Monday, May 18, 2020

Gabriele Dietrich


GABRIELE DIETRICH

Gabriele Dietrich, born in Berlin, Germany, started her life in India with a research project on Religion and People's Organization at the Christian Institute for the Study of Religion and Society. She has been teaching Social Analysis at the Tamilnadu Theological Seminary, Madurai since 1975

She grew up with a great sense of being crushable.  At the same time she marvels at human resilience.  So she has always felt extremely vulnerable.  But she has also always been convinced that people can survive most adverse conditions and find it all quite normal.  She has never been able to take food, shelter and clothing for granted.

Her parents had been separated by the war for nearly nine years and later divorced.  She was brought up by my mother and grandmother and had no siblings.  This made her to rely on friendship from a very early age.

RELATIONSHIP TO THE CHURCH

There was no relationship to any church in her family.  She never saw a church from the inside, though her family had her baptized.  Her maternal grandmother, who was a widow and refugee of World War she, had given up on faith as a result of the hardships of her life.  She knew many people who felt that “if God existed, he would not have allowed all these things to happen”.  Her mother said it was good for people if they could believe in God.  But it was not clear to her what her own position was.  Nobody ever prayed or read the bible.
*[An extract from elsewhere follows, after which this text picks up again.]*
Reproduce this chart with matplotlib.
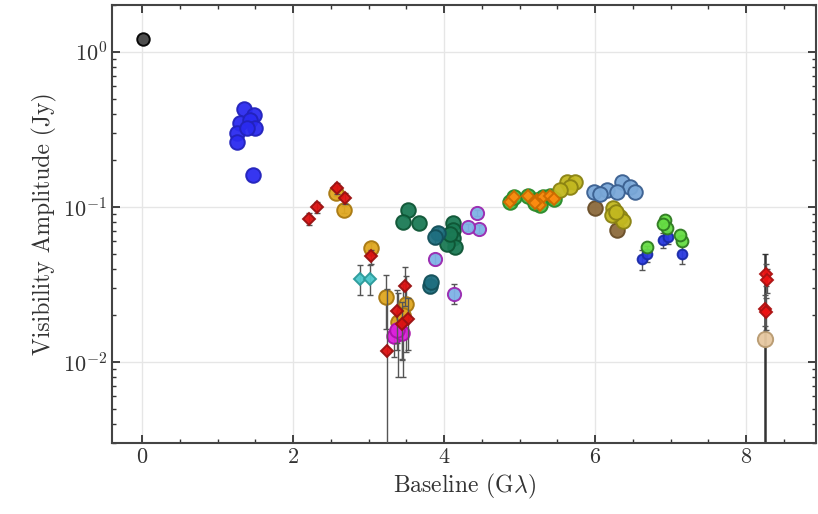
import numpy as np
import matplotlib.pyplot as plt

plt.rcParams['font.family'] = 'serif'
plt.rcParams['font.serif'] = ['cmr10', 'DejaVu Serif']
plt.rcParams['mathtext.fontset'] = 'cm'
plt.rcParams['axes.unicode_minus'] = False
plt.rcParams['axes.formatter.use_mathtext'] = True

# zero-spacing flux
x_zero = [0.01]
y_zero = [1.21]

# short baselines (blue)
x_blue = [1.35, 1.48, 1.30, 1.43, 1.50, 1.26, 1.25, 1.39, 1.47]
y_blue = [0.425, 0.394, 0.349, 0.366, 0.325, 0.301, 0.263, 0.325, 0.161]

# red diamonds
x_red = [2.21, 2.32, 2.58, 2.68, 3.03, 3.24, 3.48, 3.52, 3.38, 3.44]
y_red = [0.084, 0.0995, 0.132, 0.114, 0.048, 0.0117, 0.031, 0.0189, 0.0213, 0.0175]
err_red_lo = [0.008, 0.008, 0.010, 0.009, 0.005, 0.0116, 0.008, 0.007, 0.008, 0.007]
err_red_hi = [0.008, 0.008, 0.010, 0.009, 0.005, 0.018, 0.010, 0.007, 0.008, 0.007]

# gold circles
x_gold = [2.56, 2.67, 3.03, 3.23, 3.50, 3.39, 3.45]
y_gold = [0.123, 0.096, 0.0546, 0.0263, 0.0236, 0.018, 0.020]
err_gold = [0.006, 0.005, 0.004, 0.010, 0.012, 0.010, 0.012]

# cyan
x_cyan = [2.89, 3.02]
y_cyan = [0.0344, 0.0344]
err_cyan = [0.0075, 0.0075]

# magenta
x_mag = [3.33, 3.44, 3.38]
y_mag = [0.0147, 0.0153, 0.0160]
err_mag = [0.004, 0.005, 0.004]

# dark green
x_dgreen = [3.52, 3.45, 3.67, 4.11, 4.12, 4.12, 4.14, 4.04, 4.08]
y_dgreen = [0.095, 0.080, 0.079, 0.079, 0.071, 0.063, 0.055, 0.058, 0.067]

# teal
x_teal = [3.92, 3.81, 3.88, 3.83]
y_teal = [0.068, 0.031, 0.064, 0.033]
err_teal = [0.006, 0.003, 0.006, 0.003]

# purple edged light blue
x_purp = [4.44, 4.46, 4.32, 3.88, 4.13]
y_purp = [0.091, 0.072, 0.074, 0.046, 0.0276]
err_purp = [0.004, 0.004, 0.004, 0.004, 0.004]

# green with orange
x_lgreen = [4.87, 4.92, 5.11, 5.23, 5.31, 5.40, 5.27, 5.45, 5.20]
y_lgreen = [0.107, 0.115, 0.118, 0.110, 0.115, 0.118, 0.103, 0.113, 0.106]

# olive
x_olive = [5.63, 5.73, 5.67, 5.54, 6.24, 6.33, 6.37, 6.22, 6.28]
y_olive = [0.144, 0.144, 0.134, 0.128, 0.099, 0.086, 0.081, 0.089, 0.093]

# steel blue
x_steel = [5.98, 6.16, 6.36, 6.46, 6.53, 6.29, 6.07]
y_steel = [0.125, 0.128, 0.144, 0.134, 0.125, 0.125, 0.122]

# brown
x_brown = [6.00, 6.29]
y_brown = [0.098, 0.071]

# bright green
x_bgreen = [6.93, 6.95, 7.15, 6.69, 7.12, 6.90]
y_bgreen = [0.082, 0.073, 0.0607, 0.055, 0.066, 0.078]

# small blue
x_sblue = [6.62, 6.90, 7.15, 6.68, 6.96]
y_sblue = [0.046, 0.061, 0.050, 0.050, 0.064]
err_sblue = [0.007, 0.007, 0.007, 0.006, 0.006]

# long baseline
x_long_red = [8.26, 8.27, 8.25, 8.26]
y_long_red = [0.037, 0.034, 0.022, 0.021]
x_tan = [8.25]
y_tan = [0.014]
err_tan_lo = [0.0139]
err_tan_hi = [0.036]

fig = plt.figure(figsize=(8.18, 5.14), dpi=100)
ax = fig.add_axes([0.137, 0.138, 0.861, 0.852])

ecol = '#555555'

def pts(x, y, fc, ec, ms, mk='o', yerr=None, z=3):
    if yerr is not None:
        ax.errorbar(x, y, yerr=yerr, fmt='none', ecolor=ecol, elinewidth=1.0,
                    capsize=2.5, capthick=1.0, zorder=z - 0.5)
    ax.plot(x, y, mk, ms=ms, mfc=fc, mec=ec, mew=1.4, ls='none', zorder=z, alpha=0.95)

# error bars of the long baseline points
ax.errorbar(x_tan, y_tan, yerr=[err_tan_lo, err_tan_hi], fmt='none', ecolor='#333333',
            elinewidth=1.8, capsize=2.5, zorder=2)

pts(x_zero, y_zero, '#444444', 'black', 9)
pts(x_blue, y_blue, '#2b2bf0', '#2222bb', 10.5)
pts(x_gold, y_gold, '#e0a820', '#a87810', 10.5, yerr=err_gold)
pts(x_red, y_red, '#dd1111', '#991111', 6, mk='D', yerr=[err_red_lo, err_red_hi], z=4)
pts(x_cyan, y_cyan, '#4cc8cc', '#2a9a9a', 6, mk='D', yerr=err_cyan)
pts(x_mag, y_mag, '#dd22dd', '#aa11aa', 10.5, yerr=err_mag)
pts(x_dgreen, y_dgreen, '#1b7a55', '#0e5535', 10.5)
pts(x_teal, y_teal, '#1f6f80', '#13505a', 10.5, yerr=err_teal)
pts(x_purp, y_purp, '#7fb2e6', '#9a28b0', 9.5, yerr=err_purp)
pts(x_lgreen, y_lgreen, '#44c044', '#2a8a2a', 10.5)
pts(x_lgreen, y_lgreen, '#ff8c10', '#cc6a00', 6, mk='D', z=4)
pts(x_olive, y_olive, '#c2b820', '#8a8212', 10.5)
pts(x_brown, y_brown, '#8c6a3c', '#6a4e28', 10.5, z=2.5)
pts(x_steel, y_steel, '#7aa8d8', '#3a5f90', 10.5)
pts(x_sblue, y_sblue, '#2a3ae0', '#1a2aa8', 7, yerr=err_sblue)
pts(x_bgreen, y_bgreen, '#66dd44', '#2e7a20', 8.5, z=4)
pts(x_tan, y_tan, '#e6c8a0', '#b89a70', 11, z=4)
pts(x_long_red, y_long_red, '#ee1111', '#aa1111', 6, mk='D', yerr=[0.006, 0.006, 0.005, 0.005], z=5)

ax.set_yscale('log')
ax.set_xlim(-0.4, 8.93)
ax.set_ylim(0.003, 2.0)

ax.set_xticks([0, 2, 4, 6, 8])
ax.set_xticks(np.arange(-0.0, 8.9, 0.5), minor=True)
ax.grid(True, which='major', color='#e6e6e6', lw=1.0, zorder=0)
ax.set_axisbelow(True)

ax.tick_params(which='both', direction='in', top=True, right=True, colors='#333333',
               labelsize=16, labelcolor='#333333')
ax.tick_params(which='major', length=6, width=1.3)
ax.tick_params(which='minor', length=3, width=1.0)
for s in ax.spines.values():
    s.set_color('#444444')
    s.set_linewidth(1.5)

ax.set_xlabel(r'Baseline (G$\lambda$)', fontsize=17, color='#333333', labelpad=3)
ax.set_ylabel('Visibility Amplitude (Jy)', fontsize=17, color='#333333', labelpad=4)

fig.savefig('out.png', dpi=100)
Her knowledge about Christianity was entirely from Cecil de Mille films like “Moses”, “Quo Vadis” and “The Gladiators”.  She was very impressed by these films.  There was no compulsory religious education in schools.  When some classmates went for confirmation class, she felt she also wanted some rite of passage in her life.  Actually, she wanted a secular ritual.  But her family was embarrassed about that, because “people will think that they are communists”.  So she reluctantly enrolled in confirmation class.  She found it very interesting and literally lapped it up, started attending bible studies, teaching Sunday class and singing in church choirs.  She discovered that the Confessing Church had been a serious resistance against fascism.  In this sense, she encountered the Christian faith as a liberation theology from the outset.  She decided she wanted to study theology because she wanted to work with people. She branched out into Judaism, Indology, Sociology and History of Religions and finally ended up with a Ph.D. in History of Religions with Judaism and Theology as connected subjects.  She never aspired ordination for herself, though of course she feels women should have a right to it.  She cherishes church traditions in which the laity is allowed to administer the Eucharist and baptism. 

DIALOGUE

She always had great difficulties with any claim to “absoluteness” of Christianity and with the idea that people are supposed to go to hell if they belong to other religions, or have no religion at all.  She had a deep interest in other religions which had to do with her anti-colonial commitment.  She read Jewish mystics in Hebrew, parts of Bhagavad-Gita in Sanskrit and Buddhist texts in Pali.  Her Ph.D. was on Aztec religion.  She has interacted closely with many Christian denominations, including Catholics, but never felt she belonged to a denomination herself.  Jesus himself did not belong to any denomination.  She always believed in the connection between resurrection and uprising, the need to be with people.



LIBERATION THEOLOGY AND SOCIAL WITNESS

She gravitated towards dalit struggles quite intuitively right from the beginning, even though they still called themselves Harijans at the time. She also moved with people from CPI-M and CPI who had also organized the laborers. They stayed in the cheris and took bath with the water buffaloes and had great difficulties to get good drinking water.  She even got separate tea glasses in the teashop. This, in fact, was the outcome of untouchability.  Other than this, she read many life stories of Dalits.  So she has always felt close to Dalits, while at the same time being acutely aware that they would not spontaneously feel close to her, because to them she looks like a Brahmin, white and tall and educated.   In their mixed organizations they have made education on untouchability among non-Dalits a point and the people in our movements stay in anyone’s houses and eat anyone’s food. She also feels that the struggle against globalisation is very important for Dalits, as this is again the field where their livelihood is affected.

Regarding Adivasis, her understanding of their life is most indebted to the Narmada Bachao Andolan (NBA).  They first got strongly aware of the NBA when it had succeeded to throw out the World Bank (WB) from funding Sardar Sarovar Dam Project in 1993. She met Medha Patkar in Delhi at the time in a meeting against the World Bank and have been supporting the NBA ever since through protest letters solidarity visits, writing, exhibitions.

She feels the Dalit and Adivasi struggles are most crucial in times of globalization to protest the dominant development paradigm and to remind us that we have to really build a very different mode of production in which subsistence production is taken seriously and will not be wiped out.  It is a matter of building alliances among the internal colonies.